> [Work to complete]:
Work through the entries below and report how many lines include "this". The number alone is the answer.

Start of Dataset records

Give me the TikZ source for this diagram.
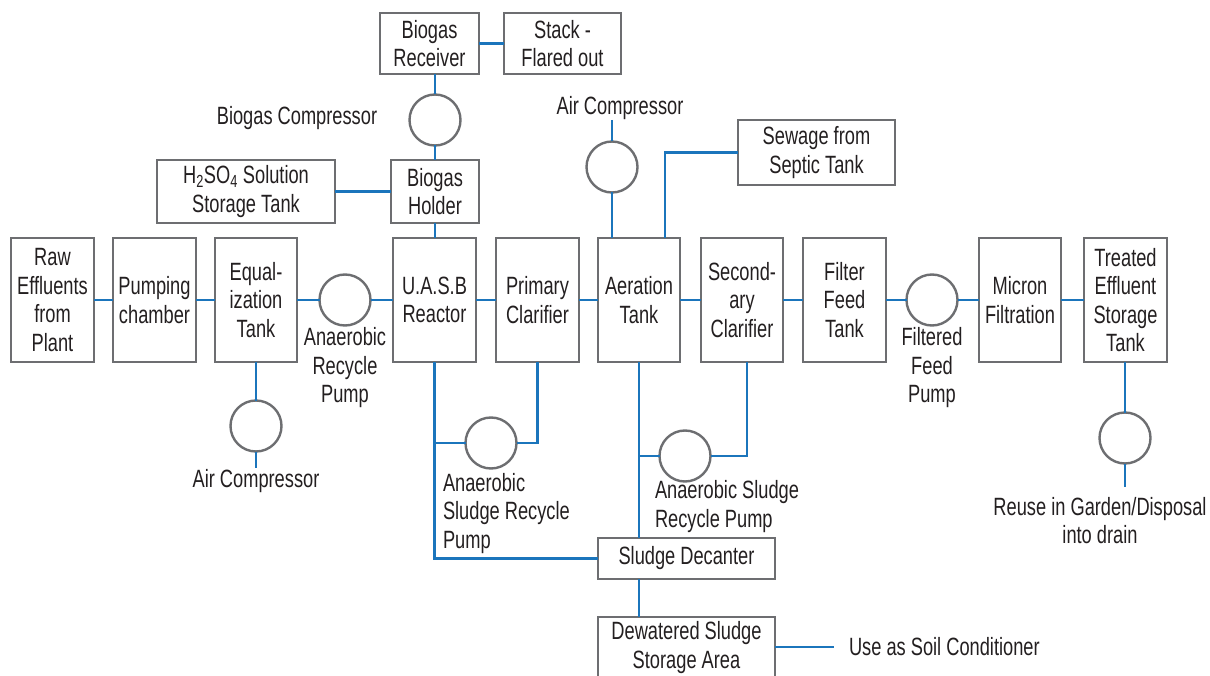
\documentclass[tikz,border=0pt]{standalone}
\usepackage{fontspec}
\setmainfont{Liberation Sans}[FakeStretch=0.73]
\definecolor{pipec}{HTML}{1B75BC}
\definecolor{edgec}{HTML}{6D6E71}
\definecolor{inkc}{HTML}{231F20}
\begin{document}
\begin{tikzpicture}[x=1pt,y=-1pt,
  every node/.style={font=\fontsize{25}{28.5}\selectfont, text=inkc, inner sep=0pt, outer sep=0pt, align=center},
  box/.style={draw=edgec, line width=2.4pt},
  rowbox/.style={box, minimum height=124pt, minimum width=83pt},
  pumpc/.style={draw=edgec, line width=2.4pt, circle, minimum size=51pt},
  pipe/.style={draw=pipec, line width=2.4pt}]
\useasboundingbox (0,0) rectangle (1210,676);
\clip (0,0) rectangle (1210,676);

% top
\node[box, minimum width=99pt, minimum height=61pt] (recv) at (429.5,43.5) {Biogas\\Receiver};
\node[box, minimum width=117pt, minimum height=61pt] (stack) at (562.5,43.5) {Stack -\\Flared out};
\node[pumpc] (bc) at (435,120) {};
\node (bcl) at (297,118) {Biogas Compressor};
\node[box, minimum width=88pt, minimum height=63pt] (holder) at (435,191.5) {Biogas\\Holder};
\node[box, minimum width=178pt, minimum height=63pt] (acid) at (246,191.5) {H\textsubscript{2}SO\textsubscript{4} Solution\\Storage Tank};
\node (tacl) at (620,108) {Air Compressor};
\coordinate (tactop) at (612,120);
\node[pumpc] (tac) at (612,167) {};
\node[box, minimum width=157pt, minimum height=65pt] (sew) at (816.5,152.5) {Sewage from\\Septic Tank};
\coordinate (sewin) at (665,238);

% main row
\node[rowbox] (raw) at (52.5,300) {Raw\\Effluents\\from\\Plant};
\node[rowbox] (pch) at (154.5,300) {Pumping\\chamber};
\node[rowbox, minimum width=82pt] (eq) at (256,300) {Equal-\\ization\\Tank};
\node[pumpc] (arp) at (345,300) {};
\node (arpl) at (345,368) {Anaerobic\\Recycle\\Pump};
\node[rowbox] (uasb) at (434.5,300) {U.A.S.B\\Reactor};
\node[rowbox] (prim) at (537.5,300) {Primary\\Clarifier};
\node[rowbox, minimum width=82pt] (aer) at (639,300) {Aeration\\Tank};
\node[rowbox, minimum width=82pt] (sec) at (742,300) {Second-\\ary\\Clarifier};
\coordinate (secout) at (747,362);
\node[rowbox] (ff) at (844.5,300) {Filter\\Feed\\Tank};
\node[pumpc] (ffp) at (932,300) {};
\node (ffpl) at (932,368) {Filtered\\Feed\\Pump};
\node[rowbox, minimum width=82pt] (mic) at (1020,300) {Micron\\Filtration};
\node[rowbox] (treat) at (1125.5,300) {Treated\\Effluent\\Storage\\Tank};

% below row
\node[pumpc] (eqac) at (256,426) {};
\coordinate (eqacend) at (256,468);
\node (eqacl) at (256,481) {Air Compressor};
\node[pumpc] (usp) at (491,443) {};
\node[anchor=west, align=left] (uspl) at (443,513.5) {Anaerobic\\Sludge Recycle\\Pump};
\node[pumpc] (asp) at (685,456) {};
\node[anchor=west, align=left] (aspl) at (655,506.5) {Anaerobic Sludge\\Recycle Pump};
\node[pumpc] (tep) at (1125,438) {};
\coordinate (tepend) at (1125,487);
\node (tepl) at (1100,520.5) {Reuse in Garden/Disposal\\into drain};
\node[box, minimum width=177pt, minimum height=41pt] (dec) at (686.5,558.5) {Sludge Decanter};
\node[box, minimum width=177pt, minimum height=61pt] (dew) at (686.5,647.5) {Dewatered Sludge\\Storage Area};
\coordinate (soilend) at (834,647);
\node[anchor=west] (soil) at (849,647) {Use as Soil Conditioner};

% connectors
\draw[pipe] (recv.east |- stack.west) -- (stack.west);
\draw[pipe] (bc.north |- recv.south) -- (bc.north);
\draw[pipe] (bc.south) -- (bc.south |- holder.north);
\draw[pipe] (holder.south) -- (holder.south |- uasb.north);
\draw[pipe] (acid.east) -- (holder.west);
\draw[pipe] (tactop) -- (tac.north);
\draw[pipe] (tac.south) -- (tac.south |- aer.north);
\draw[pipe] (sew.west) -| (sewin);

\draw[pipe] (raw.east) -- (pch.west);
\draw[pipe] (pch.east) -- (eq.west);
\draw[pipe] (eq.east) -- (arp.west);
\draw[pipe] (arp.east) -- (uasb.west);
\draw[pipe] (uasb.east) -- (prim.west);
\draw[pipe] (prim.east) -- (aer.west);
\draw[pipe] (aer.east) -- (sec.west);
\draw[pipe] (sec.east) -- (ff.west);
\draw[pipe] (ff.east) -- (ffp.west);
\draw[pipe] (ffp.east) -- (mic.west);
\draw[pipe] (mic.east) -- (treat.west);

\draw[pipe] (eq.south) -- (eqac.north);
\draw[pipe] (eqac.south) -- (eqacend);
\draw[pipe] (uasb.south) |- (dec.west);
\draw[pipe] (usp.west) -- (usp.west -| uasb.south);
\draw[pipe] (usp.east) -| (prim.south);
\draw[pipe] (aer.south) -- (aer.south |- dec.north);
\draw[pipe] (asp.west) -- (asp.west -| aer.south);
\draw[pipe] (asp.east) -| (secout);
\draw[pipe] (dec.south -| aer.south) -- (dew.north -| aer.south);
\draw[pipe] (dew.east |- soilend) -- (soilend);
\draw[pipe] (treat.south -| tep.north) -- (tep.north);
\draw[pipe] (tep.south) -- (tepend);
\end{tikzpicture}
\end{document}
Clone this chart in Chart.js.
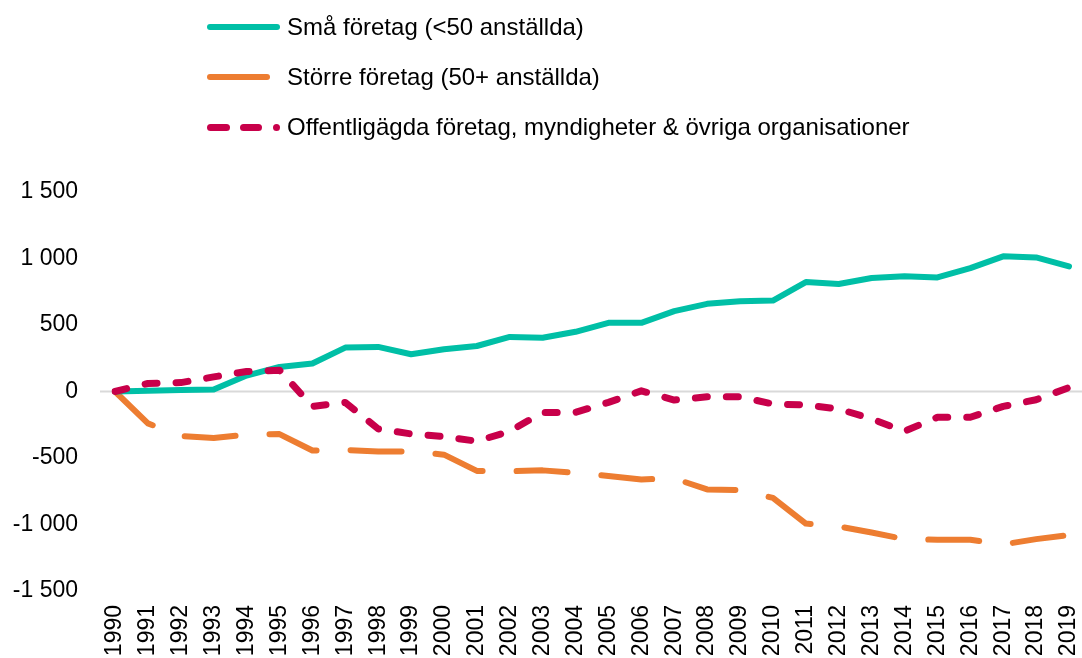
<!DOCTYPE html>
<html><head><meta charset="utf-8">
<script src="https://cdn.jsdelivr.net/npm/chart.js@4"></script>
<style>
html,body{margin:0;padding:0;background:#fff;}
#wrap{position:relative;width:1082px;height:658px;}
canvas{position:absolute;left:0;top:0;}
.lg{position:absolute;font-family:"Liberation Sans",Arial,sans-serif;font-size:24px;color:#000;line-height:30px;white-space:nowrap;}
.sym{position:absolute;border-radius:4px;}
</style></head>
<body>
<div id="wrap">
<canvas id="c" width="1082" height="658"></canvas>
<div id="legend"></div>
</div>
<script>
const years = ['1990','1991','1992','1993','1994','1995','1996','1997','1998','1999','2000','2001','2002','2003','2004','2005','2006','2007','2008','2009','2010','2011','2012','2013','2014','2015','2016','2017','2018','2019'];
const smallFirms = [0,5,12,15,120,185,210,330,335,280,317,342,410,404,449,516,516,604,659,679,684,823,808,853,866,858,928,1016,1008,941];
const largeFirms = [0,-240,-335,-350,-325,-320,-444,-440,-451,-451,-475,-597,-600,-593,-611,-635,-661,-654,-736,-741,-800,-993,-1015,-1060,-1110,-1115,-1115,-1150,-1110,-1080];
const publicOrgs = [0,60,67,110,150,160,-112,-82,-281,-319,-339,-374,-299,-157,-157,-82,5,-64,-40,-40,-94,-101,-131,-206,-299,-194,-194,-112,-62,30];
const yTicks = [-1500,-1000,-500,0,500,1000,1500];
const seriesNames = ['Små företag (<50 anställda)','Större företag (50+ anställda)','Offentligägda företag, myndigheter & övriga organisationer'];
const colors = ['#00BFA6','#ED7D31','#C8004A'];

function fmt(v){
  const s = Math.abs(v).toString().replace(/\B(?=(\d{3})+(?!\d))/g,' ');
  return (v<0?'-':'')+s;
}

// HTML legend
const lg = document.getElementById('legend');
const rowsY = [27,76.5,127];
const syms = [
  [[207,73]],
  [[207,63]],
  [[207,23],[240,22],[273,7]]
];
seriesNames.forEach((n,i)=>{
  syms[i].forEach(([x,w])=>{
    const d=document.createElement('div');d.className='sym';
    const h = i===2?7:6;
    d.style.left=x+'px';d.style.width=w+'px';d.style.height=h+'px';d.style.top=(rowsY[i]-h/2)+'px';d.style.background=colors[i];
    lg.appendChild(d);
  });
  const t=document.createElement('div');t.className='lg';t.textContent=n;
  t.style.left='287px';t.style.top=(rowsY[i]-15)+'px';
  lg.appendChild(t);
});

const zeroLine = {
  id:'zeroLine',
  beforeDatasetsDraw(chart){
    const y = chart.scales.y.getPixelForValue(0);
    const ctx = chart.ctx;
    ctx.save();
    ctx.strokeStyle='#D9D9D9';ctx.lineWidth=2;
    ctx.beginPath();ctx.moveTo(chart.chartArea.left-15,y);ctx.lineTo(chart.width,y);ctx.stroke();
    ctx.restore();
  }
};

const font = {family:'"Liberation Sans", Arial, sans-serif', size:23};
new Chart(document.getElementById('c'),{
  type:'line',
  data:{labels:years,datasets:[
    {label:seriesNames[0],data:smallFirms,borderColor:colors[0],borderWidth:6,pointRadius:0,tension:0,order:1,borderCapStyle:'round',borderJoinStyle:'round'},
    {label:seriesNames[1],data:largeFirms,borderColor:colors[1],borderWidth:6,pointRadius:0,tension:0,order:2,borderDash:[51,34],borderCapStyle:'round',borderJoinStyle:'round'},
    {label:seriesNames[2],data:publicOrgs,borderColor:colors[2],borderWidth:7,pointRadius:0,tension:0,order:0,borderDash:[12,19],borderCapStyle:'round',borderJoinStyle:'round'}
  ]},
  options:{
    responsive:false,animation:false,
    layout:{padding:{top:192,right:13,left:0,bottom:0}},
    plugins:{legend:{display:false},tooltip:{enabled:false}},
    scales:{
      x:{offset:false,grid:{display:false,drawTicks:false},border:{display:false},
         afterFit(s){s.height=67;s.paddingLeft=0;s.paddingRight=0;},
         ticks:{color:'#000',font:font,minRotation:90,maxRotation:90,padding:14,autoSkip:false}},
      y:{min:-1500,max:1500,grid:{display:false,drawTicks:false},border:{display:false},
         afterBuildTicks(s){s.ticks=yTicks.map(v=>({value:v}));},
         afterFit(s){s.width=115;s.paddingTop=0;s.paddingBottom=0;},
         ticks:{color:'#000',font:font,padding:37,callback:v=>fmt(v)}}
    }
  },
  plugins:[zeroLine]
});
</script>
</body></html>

End of Dataset records

> [Correct response]:
2